Metal-organic framework-based ion diffusion regulation layer for aqueous electrolyte zinc metal batteries

Abstract

Aqueous zinc metal batteries are suitable alternative for lithium-ion batteries due to the non-flammable nature of the aqueous electrolyte and a low negative standard redox potential, and a substantial theoretical capacity attributed to the zinc metal anode. In addition, the anodeless zinc metal battery system is a next-generation battery system thanks to its high energy density, simplified manufacturing, and low cost. However, dendrite formation and corrosion hinder the commercialization of aqueous zinc metal batteries.

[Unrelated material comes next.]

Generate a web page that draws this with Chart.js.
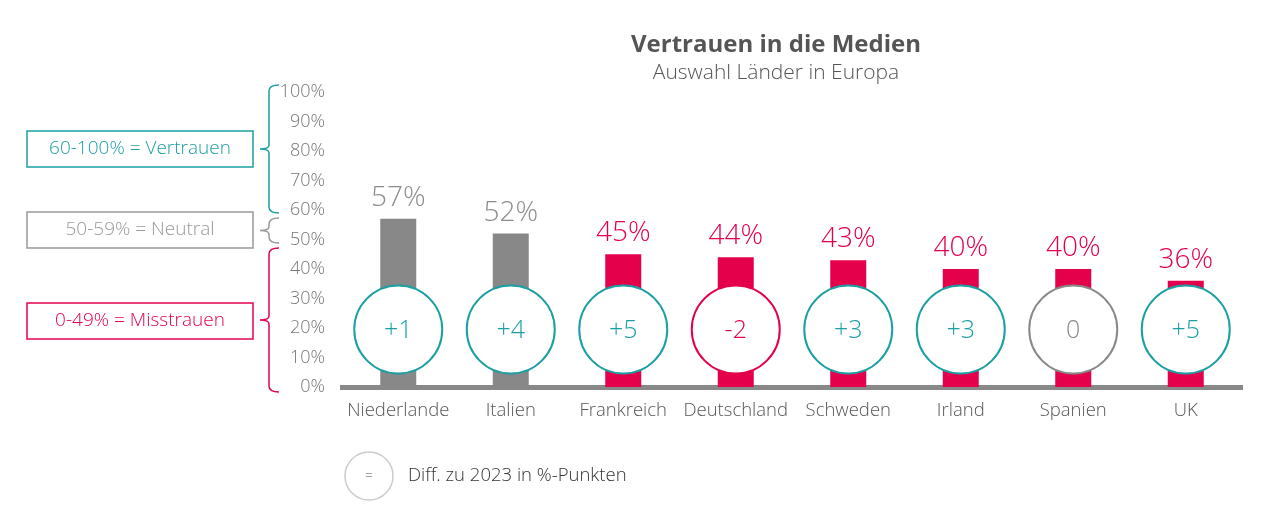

In this study, we employ a metal-organic framework-based layer on the copper current collector to mitigate the diffusion of water molecules and other ions toward the electrode, reducing the electrode corrosion and regulating the diffusion of zinc ions. Molecular dynamics and electrochemical analyses show that the protection layer increases the ratio of zinc ion transport relative to the overall ion transport in the zinc sulfate electrolyte but also change the solvation structure inside the porous protection layer. This enhancement is attributed to size exclusion/steric hindrance imposed by the nano-sized pores of metal-organic frameworks. As a result, MOF-5@Cu exhibited almost 5 times longer cycle life at Zn||Cu half-cell and higher Coulombic efficiency with higher specific capacity and cycle stability at NVO cathode full cell.